487 U. S. 450
June 24, 1988
In North Dakota, rural school districts were urged to “reorganize” or consolidate. A law passed by the legislature allowed non-reorganized school districts to charge a fee for school bus transportation. The Kadrmas family, who lived near poverty level, objected to paying the bus fee in their non-reorganized school district. They argued that it violated the Equal Protection clause because reorganized school districts did not require a fee, and that it violated a more general right to education.
The Supreme Court disagreed in a 5-4 vote. O’Connor began by brushing aside a truly asinine and meritless standing challenge.

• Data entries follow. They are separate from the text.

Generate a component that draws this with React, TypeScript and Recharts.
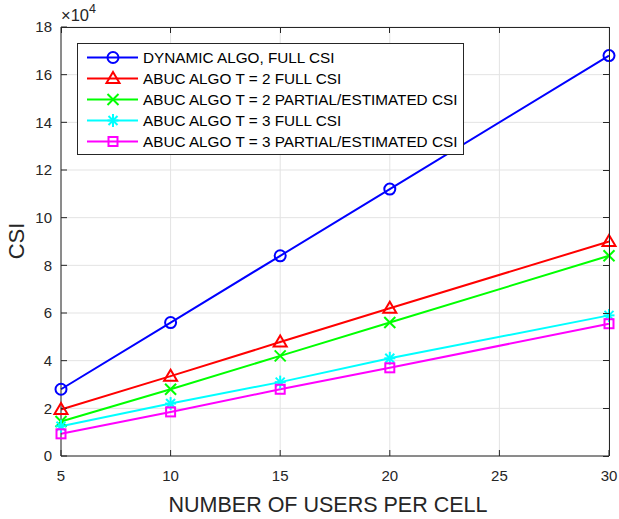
import React from 'react';
import { LineChart, Line, XAxis, YAxis, CartesianGrid } from 'recharts';

const users = [5, 10, 15, 20, 30];
const dynamicFull = [28000, 56000, 84000, 112000, 168000];
const abucT2Full = [19500, 33500, 47800, 62000, 90000];
const abucT2Partial = [14500, 28000, 42000, 56000, 84000];
const abucT3Full = [12500, 22000, 31000, 41000, 59000];
const abucT3Partial = [9300, 18500, 28000, 37000, 55500];

const xTicks = [5, 10, 15, 20, 25, 30];
const yTicks = [0, 20000, 40000, 60000, 80000, 100000, 120000, 140000, 160000, 180000];
const xDomain = [5, 30];
const yDomain = [0, 180000];

const data = users.map((u, i) => ({
  users: u,
  dyn: dynamicFull[i],
  t2full: abucT2Full[i],
  t2part: abucT2Partial[i],
  t3full: abucT3Full[i],
  t3part: abucT3Partial[i],
}));

const FONT = '"Liberation Sans", Arial, Helvetica, sans-serif';
const AXIS = '#262626';

// chart layout
const W = 619;
const H = 519;
const MARGIN = { top: 27, right: 10, bottom: 13, left: 21 };
const Y_AXIS_W = 40;
const X_AXIS_H = 50;
const PLOT = {
  x: MARGIN.left + Y_AXIS_W,
  y: MARGIN.top,
  width: W - MARGIN.left - Y_AXIS_W - MARGIN.right,
  height: H - MARGIN.top - MARGIN.bottom - X_AXIS_H,
};

type MarkerKind = 'circle' | 'triangle' | 'x' | 'star' | 'square';

const Marker = ({ kind, cx, cy, color }: { kind: MarkerKind; cx: number; cy: number; color: string }) => {
  const s = 5.5;
  switch (kind) {
    case 'circle':
      return <circle cx={cx} cy={cy} r={s} fill="none" stroke={color} strokeWidth={2} />;
    case 'triangle':
      return (
        <polygon
          points={`${cx},${cy - s - 1} ${cx + s + 1},${cy + s - 1} ${cx - s - 1},${cy + s - 1}`}
          fill="none"
          stroke={color}
          strokeWidth={2}
        />
      );
    case 'x':
      return (
        <g stroke={color} strokeWidth={2}>
          <line x1={cx - s} y1={cy - s} x2={cx + s} y2={cy + s} />
          <line x1={cx - s} y1={cy + s} x2={cx + s} y2={cy - s} />
        </g>
      );
    case 'star':
      return (
        <g stroke={color} strokeWidth={2}>
          <line x1={cx - s} y1={cy} x2={cx + s} y2={cy} />
          <line x1={cx} y1={cy - s - 1} x2={cx} y2={cy + s + 1} />
          <line x1={cx - s + 1} y1={cy - s + 1} x2={cx + s - 1} y2={cy + s - 1} />
          <line x1={cx - s + 1} y1={cy + s - 1} x2={cx + s - 1} y2={cy - s + 1} />
        </g>
      );
    default:
      return <rect x={cx - 4.5} y={cy - 4.5} width={9} height={9} fill="none" stroke={color} strokeWidth={2} />;
  }
};

const series: { key: string; name: string; color: string; marker: MarkerKind }[] = [
  { key: 'dyn', name: 'DYNAMIC ALGO, FULL CSI', color: '#0000ff', marker: 'circle' },
  { key: 't2full', name: 'ABUC ALGO T = 2 FULL CSI', color: '#ff0000', marker: 'triangle' },
  { key: 't2part', name: 'ABUC ALGO T = 2 PARTIAL/ESTIMATED CSI', color: '#00ff00', marker: 'x' },
  { key: 't3full', name: 'ABUC ALGO T = 3 FULL CSI', color: '#00ffff', marker: 'star' },
  { key: 't3part', name: 'ABUC ALGO T = 3 PARTIAL/ESTIMATED CSI', color: '#ff00ff', marker: 'square' },
];

// MATLAB-style box: top and right edges with inward ticks (overlay svg)
const Frame = () => {
  const { x, y, width, height } = PLOT;
  const px = (v: number) => x + ((v - xDomain[0]) / (xDomain[1] - xDomain[0])) * width;
  const py = (v: number) => y + height - ((v - yDomain[0]) / (yDomain[1] - yDomain[0])) * height;
  return (
    <svg width={W} height={H} style={{ position: 'absolute', left: 0, top: 0, pointerEvents: 'none' }}>
      <g stroke={AXIS} strokeWidth={1} fill="none" shapeRendering="crispEdges">
        <line x1={x} y1={y} x2={x + width} y2={y} />
        <line x1={x + width} y1={y} x2={x + width} y2={y + height} />
        {xTicks.map((t) => (
          <line key={`tx${t}`} x1={px(t)} y1={y} x2={px(t)} y2={y + 6} />
        ))}
        {yTicks.map((t) => (
          <line key={`ty${t}`} x1={x + width - 6} y1={py(t)} x2={x + width} y2={py(t)} />
        ))}
      </g>
    </svg>
  );
};

const LegendBox = () => (
  <div
    style={{
      position: 'absolute',
      left: 77,
      top: 43,
      border: `1px solid ${AXIS}`,
      background: '#fff',
      width: 387,
      height: 112,
      boxSizing: 'border-box',
      paddingTop: 3,
      fontFamily: FONT,
      fontSize: 15.3,
      color: '#000',
    }}
  >
    {series.map((s) => (
      <div key={s.key} style={{ display: 'flex', alignItems: 'center', height: 21 }}>
        <svg width={65} height={21} style={{ flex: 'none' }}>
          <line x1={9} y1={10.5} x2={60} y2={10.5} stroke={s.color} strokeWidth={2} />
          <Marker kind={s.marker} cx={35} cy={10.5} color={s.color} />
        </svg>
        <span style={{ whiteSpace: 'nowrap' }}>{s.name}</span>
      </div>
    ))}
  </div>
);

const YLabel = (props: any) => {
  const vb = props.viewBox || {};
  const x0 = vb.x + vb.width;
  return (
    <g fontFamily={FONT} fill={AXIS}>
      <text x={x0} y={vb.y - 6} fontSize={16.5}>
        ×10<tspan dy={-8} fontSize={12.5}>4</tspan>
      </text>
      <text x={24} y={241} fontSize={22} textAnchor="middle" transform="rotate(-90, 24, 241)">
        CSI
      </text>
    </g>
  );
};

const XLabel = () => (
  <text x={328} y={512} fontSize={21.5} textAnchor="middle" fontFamily={FONT} fill={AXIS}>
    NUMBER OF USERS PER CELL
  </text>
);

export default function App() {
  const tickStyle = { fill: AXIS, fontSize: 15, fontFamily: FONT };
  return (
    <div style={{ position: 'absolute', left: 0, top: 0, width: W, height: H, background: '#fff' }}>
      <LineChart width={W} height={H} data={data} margin={MARGIN}>
        <CartesianGrid
          xAxisId="b"
          yAxisId="l"
          stroke="#e3e3e3"
          strokeWidth={1}
          horizontalValues={yTicks}
          verticalValues={xTicks}
        />
        <XAxis
          xAxisId="b"
          dataKey="users"
          type="number"
          domain={xDomain}
          ticks={xTicks}
          height={X_AXIS_H}
          stroke={AXIS}
          tickSize={-6}
          tickMargin={20}
          tick={tickStyle}
          label={<XLabel />}
        />
        <YAxis
          yAxisId="l"
          type="number"
          domain={yDomain}
          ticks={yTicks}
          width={Y_AXIS_W}
          stroke={AXIS}
          tickSize={-6}
          tickMargin={15}
          tick={tickStyle}
          tickFormatter={(v: number) => String(v / 10000)}
          label={<YLabel />}
        />
        {series.map((s) => (
          <Line
            key={s.key}
            xAxisId="b"
            yAxisId="l"
            dataKey={s.key}
            name={s.name}
            type="linear"
            stroke={s.color}
            strokeWidth={2}
            isAnimationActive={false}
            dot={(p: any) => <Marker key={`${s.key}-${p.index}`} kind={s.marker} cx={p.cx} cy={p.cy} color={s.color} />}
            activeDot={false}
          />
        ))}
      </LineChart>
      <Frame />
      <LegendBox />
    </div>
  );
}
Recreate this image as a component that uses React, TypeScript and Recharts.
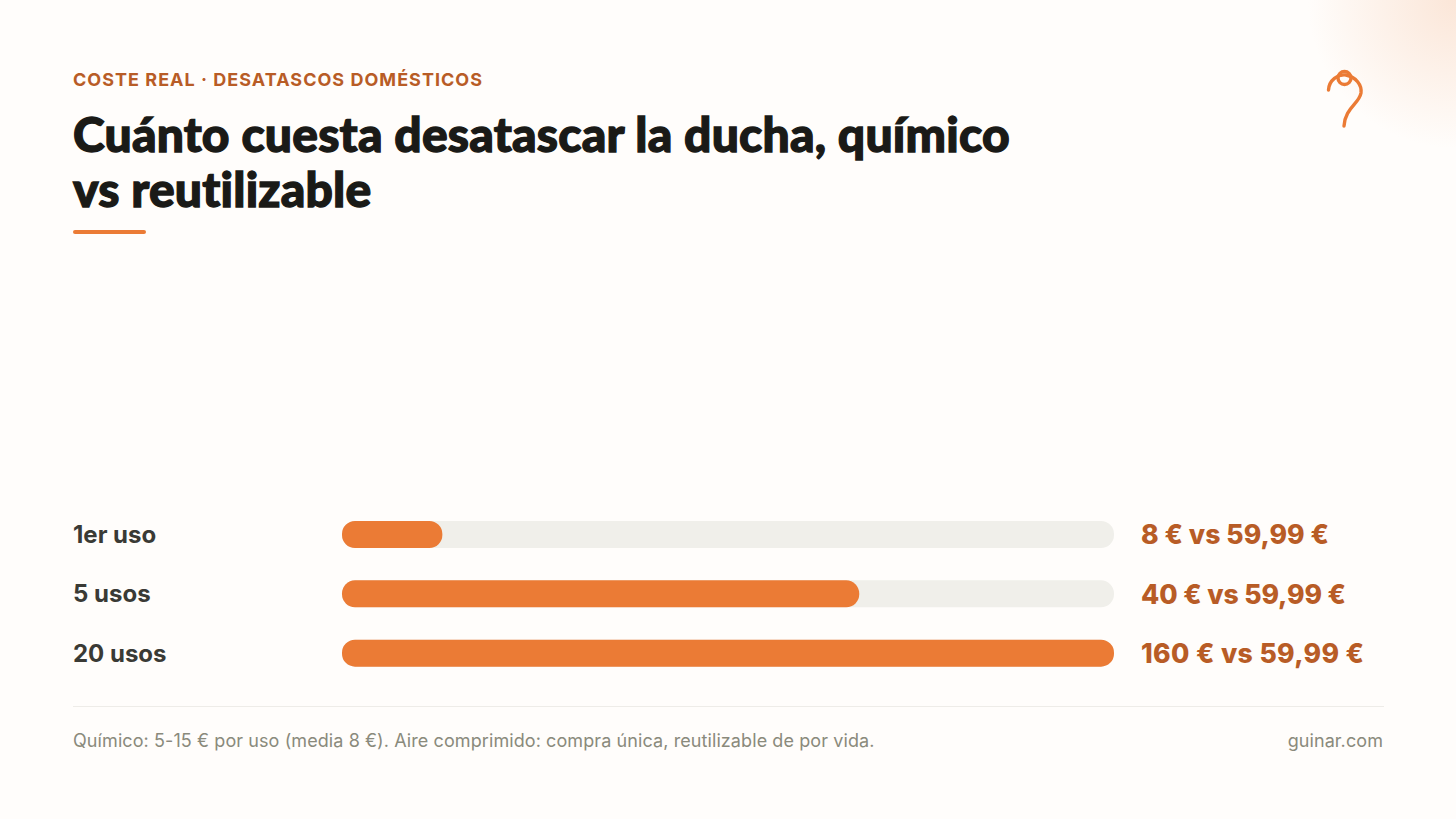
import React from 'react';
import { BarChart, Bar, XAxis, YAxis } from 'recharts';

const categories = ['1er uso', '5 usos', '20 usos'];
const fillPercent = [13, 67, 100];
const costLabels = ['8 € vs 59,99 €', '40 € vs 59,99 €', '160 € vs 59,99 €'];

const rows = categories.map((name, i) => ({ name, share: fillPercent[i], cost: costLabels[i] }));

const INTER = 'Inter, sans-serif';
// the installed Inter sets these a little tighter than the original, so fix the run lengths
const costTextLengths = [188, 205, 223];

const LeftTick = ({ y, payload }: any) => (
  <text x={73} y={y} dy={8.2} textAnchor="start" fontFamily={INTER} fontSize={24} fontWeight={700} fill="#3a3a35">
    {payload.value}
  </text>
);

const RightTick = ({ x, y, index, payload }: any) => (
  <text
    x={x}
    y={y}
    dy={9.6}
    textAnchor="start"
    textLength={costTextLengths[index]}
    lengthAdjust="spacing"
    fontFamily={INTER}
    fontSize={26.6}
    fontWeight={800}
    fill="#b85c26"
  >
    {payload.value}
  </text>
);

const App: React.FC = () => (
  <div style={{ position: 'absolute', left: 0, top: 0, width: 1456, height: 819, background: '#fffdfb', overflow: 'hidden' }}>
    <div style={{ position: 'absolute', right: -150, top: -150, width: 300, height: 300, borderRadius: '50%', background: 'radial-gradient(circle, #fbe6d8 0%, rgba(251,230,216,0) 70%)' }} />

    <div style={{ position: 'absolute', left: 73, top: 69, fontFamily: INTER, fontSize: 18, lineHeight: '22px', fontWeight: 700, letterSpacing: 1.02, color: '#b85c26', whiteSpace: 'nowrap' }}>
      COSTE REAL · DESATASCOS DOMÉSTICOS
    </div>
    <div style={{ position: 'absolute', left: 73, top: 106, fontFamily: 'Lato, sans-serif', fontSize: 48, lineHeight: '55px', fontWeight: 900, letterSpacing: 0.2, fontVariantLigatures: 'none', WebkitTextStroke: '1.3px #1a1a17', color: '#1a1a17', whiteSpace: 'nowrap' }}>
      Cuánto cuesta desatascar la ducha, químico<br />vs reutilizable
    </div>
    <div style={{ position: 'absolute', left: 73, top: 230, width: 73, height: 4, borderRadius: 2, background: '#eb7b35' }} />

    <svg style={{ position: 'absolute', left: 1320, top: 64 }} width={50} height={70} fill="none" stroke="#eb7b35" strokeWidth={3.4} strokeLinecap="round">
      <path d="M8.5 26 C9 16 18 10 26 11 C36 13 42 21 41 29 C39 40 25 44 24 62" />
      <circle cx={24.5} cy={14} r={6.5} />
    </svg>

    <div style={{ position: 'absolute', left: 0, top: 505 }}>
      <BarChart width={1456} height={178} data={rows} layout="vertical" margin={{ top: 0, right: 72, bottom: 0, left: 73 }}>
        <XAxis type="number" domain={[0, 100]} hide />
        <YAxis yAxisId="left" type="category" dataKey="name" width={269} axisLine={false} tickLine={false} tick={<LeftTick />} />
        <YAxis
          yAxisId="right"
          orientation="right"
          type="category"
          dataKey="cost"
          width={270}
          axisLine={false}
          tickLine={false}
          tickMargin={21}
          tick={<RightTick />}
        />
        <Bar
          yAxisId="left"
          dataKey="share"
          barSize={27}
          fill="#eb7b35"
          radius={13}
          background={{ fill: '#f0efea', radius: 13 }}
          isAnimationActive={false}
        />
      </BarChart>
    </div>

    <div style={{ position: 'absolute', left: 73, top: 706, width: 1311, height: 1, background: '#eeece8' }} />
    <div style={{ position: 'absolute', left: 73, top: 730, fontFamily: INTER, fontSize: 18, lineHeight: '22px', letterSpacing: 0.09, color: '#8a8a7c', whiteSpace: 'nowrap' }}>
      Químico: 5-15 € por uso (media 8 €). Aire comprimido: compra única, reutilizable de por vida.
    </div>
    <div style={{ position: 'absolute', right: 73, top: 730, fontFamily: INTER, fontSize: 18, lineHeight: '22px', letterSpacing: 0.09, color: '#8a8a7c', whiteSpace: 'nowrap' }}>
      guinar.com
    </div>
  </div>
);

export default App;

Turning to the merits, she said that there was no Constitutional right to public schooling, and that laws which cast a greater burden on the poor were not inherently unconstitutional. The law served a rational purpose of helping public schools cover transportation costs, and that was enough. Although the Court had previously ruled that certain judicial proceedings be provided free of charge, O’Connor distinguished those by saying that no other remedy existed. In contrast, there were other means of getting to school apart from buses, and indeed, Sarita Kadrmas had never missed a day of school. The Equal Protection challenge was turned back because the state had a valid reason for distinguishing between reorganized and non-reorganized districts – namely, encouraging the non-reorganized ones to reorganize.
Stevens, joined by Blackmun, asserted that encouraging reorganization was not a good enough reason to allow for the charging of bus fees. He would find an Equal Protection violation. Marshall, joined by Brennan, huffed about how insensitive the Court was being to poor people. Because of the paramount social importance of education, Marshall felt that law which imposed heavy burdens on poor pupils needed to be struck down. He also felt that the majority was not following the principles of the 1982 Plyler v. Doe ruling, which required states to accept illegal immigrants into the school system.